▶ [Exercise]:
Output the data that follows exactly, line for line.

▶ [Information supplied]:
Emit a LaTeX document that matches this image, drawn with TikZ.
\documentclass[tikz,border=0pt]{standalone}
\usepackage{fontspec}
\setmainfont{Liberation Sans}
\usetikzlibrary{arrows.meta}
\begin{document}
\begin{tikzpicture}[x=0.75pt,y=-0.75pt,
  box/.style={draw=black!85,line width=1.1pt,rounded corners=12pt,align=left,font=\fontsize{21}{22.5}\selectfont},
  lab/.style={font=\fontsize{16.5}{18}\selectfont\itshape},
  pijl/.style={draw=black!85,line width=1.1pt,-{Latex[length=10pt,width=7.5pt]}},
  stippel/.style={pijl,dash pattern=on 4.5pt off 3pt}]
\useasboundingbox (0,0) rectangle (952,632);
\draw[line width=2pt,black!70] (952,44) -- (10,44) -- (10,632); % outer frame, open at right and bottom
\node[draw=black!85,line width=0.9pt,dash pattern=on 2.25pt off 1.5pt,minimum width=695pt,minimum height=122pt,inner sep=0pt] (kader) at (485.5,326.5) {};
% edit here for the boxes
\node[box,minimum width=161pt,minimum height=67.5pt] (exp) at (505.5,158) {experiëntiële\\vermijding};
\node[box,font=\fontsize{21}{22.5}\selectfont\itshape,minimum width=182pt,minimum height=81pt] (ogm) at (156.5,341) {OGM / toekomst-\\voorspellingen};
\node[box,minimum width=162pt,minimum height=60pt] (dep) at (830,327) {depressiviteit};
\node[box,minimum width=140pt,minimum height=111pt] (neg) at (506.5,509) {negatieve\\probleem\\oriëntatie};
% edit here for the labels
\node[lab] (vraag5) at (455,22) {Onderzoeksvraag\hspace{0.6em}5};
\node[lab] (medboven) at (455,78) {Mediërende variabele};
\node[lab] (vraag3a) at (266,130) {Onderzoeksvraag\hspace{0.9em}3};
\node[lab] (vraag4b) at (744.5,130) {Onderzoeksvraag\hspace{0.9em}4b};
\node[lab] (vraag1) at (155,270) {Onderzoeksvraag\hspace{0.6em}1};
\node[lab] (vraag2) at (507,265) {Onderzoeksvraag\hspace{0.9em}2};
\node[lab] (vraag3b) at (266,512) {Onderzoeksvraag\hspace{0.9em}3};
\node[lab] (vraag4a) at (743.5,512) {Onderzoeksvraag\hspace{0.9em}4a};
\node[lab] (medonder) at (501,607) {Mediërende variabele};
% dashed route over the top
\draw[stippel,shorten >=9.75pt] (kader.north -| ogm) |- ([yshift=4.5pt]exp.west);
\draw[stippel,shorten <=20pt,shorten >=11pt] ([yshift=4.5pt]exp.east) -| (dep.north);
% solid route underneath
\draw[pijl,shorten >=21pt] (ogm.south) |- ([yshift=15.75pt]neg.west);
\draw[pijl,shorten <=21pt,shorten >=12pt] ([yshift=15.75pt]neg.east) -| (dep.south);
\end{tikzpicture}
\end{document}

▶ [Answer to the problem]:
Emit a LaTeX document that matches this image, drawn with TikZ.
\documentclass[tikz,border=0pt]{standalone}
\usepackage{fontspec}
\setmainfont{Liberation Sans}
\usetikzlibrary{arrows.meta}
\begin{document}
\begin{tikzpicture}[x=0.75pt,y=-0.75pt,
  box/.style={draw=black!85,line width=1.1pt,rounded corners=12pt,align=left,font=\fontsize{21}{22.5}\selectfont},
  lab/.style={font=\fontsize{16.5}{18}\selectfont\itshape},
  pijl/.style={draw=black!85,line width=1.1pt,-{Latex[length=10pt,width=7.5pt]}},
  stippel/.style={pijl,dash pattern=on 4.5pt off 3pt}]
\useasboundingbox (0,0) rectangle (952,632);
\draw[line width=2pt,black!70] (952,44) -- (10,44) -- (10,632); % outer frame, open at right and bottom
\node[draw=black!85,line width=0.9pt,dash pattern=on 2.25pt off 1.5pt,minimum width=695pt,minimum height=122pt,inner sep=0pt] (kader) at (485.5,326.5) {};
% edit here for the boxes
\node[box,minimum width=161pt,minimum height=67.5pt] (exp) at (505.5,158) {experiëntiële\\vermijding};
\node[box,font=\fontsize{21}{22.5}\selectfont\itshape,minimum width=182pt,minimum height=81pt] (ogm) at (156.5,341) {OGM / toekomst-\\voorspellingen};
\node[box,minimum width=162pt,minimum height=60pt] (dep) at (830,327) {depressiviteit};
\node[box,minimum width=140pt,minimum height=111pt] (neg) at (506.5,509) {negatieve\\probleem\\oriëntatie};
% edit here for the labels
\node[lab] (vraag5) at (455,22) {Onderzoeksvraag\hspace{0.6em}5};
\node[lab] (medboven) at (455,78) {Mediërende variabele};
\node[lab] (vraag3a) at (266,130) {Onderzoeksvraag\hspace{0.9em}3};
\node[lab] (vraag4b) at (744.5,130) {Onderzoeksvraag\hspace{0.9em}4b};
\node[lab] (vraag1) at (155,270) {Onderzoeksvraag\hspace{0.6em}1};
\node[lab] (vraag2) at (507,265) {Onderzoeksvraag\hspace{0.9em}2};
\node[lab] (vraag3b) at (266,512) {Onderzoeksvraag\hspace{0.9em}3};
\node[lab] (vraag4a) at (743.5,512) {Onderzoeksvraag\hspace{0.9em}4a};
\node[lab] (medonder) at (501,607) {Mediërende variabele};
% dashed route over the top
\draw[stippel,shorten >=9.75pt] (kader.north -| ogm) |- ([yshift=4.5pt]exp.west);
\draw[stippel,shorten <=20pt,shorten >=11pt] ([yshift=4.5pt]exp.east) -| (dep.north);
% solid route underneath
\draw[pijl,shorten >=21pt] (ogm.south) |- ([yshift=15.75pt]neg.west);
\draw[pijl,shorten <=21pt,shorten >=12pt] ([yshift=15.75pt]neg.east) -| (dep.south);
\end{tikzpicture}
\end{document}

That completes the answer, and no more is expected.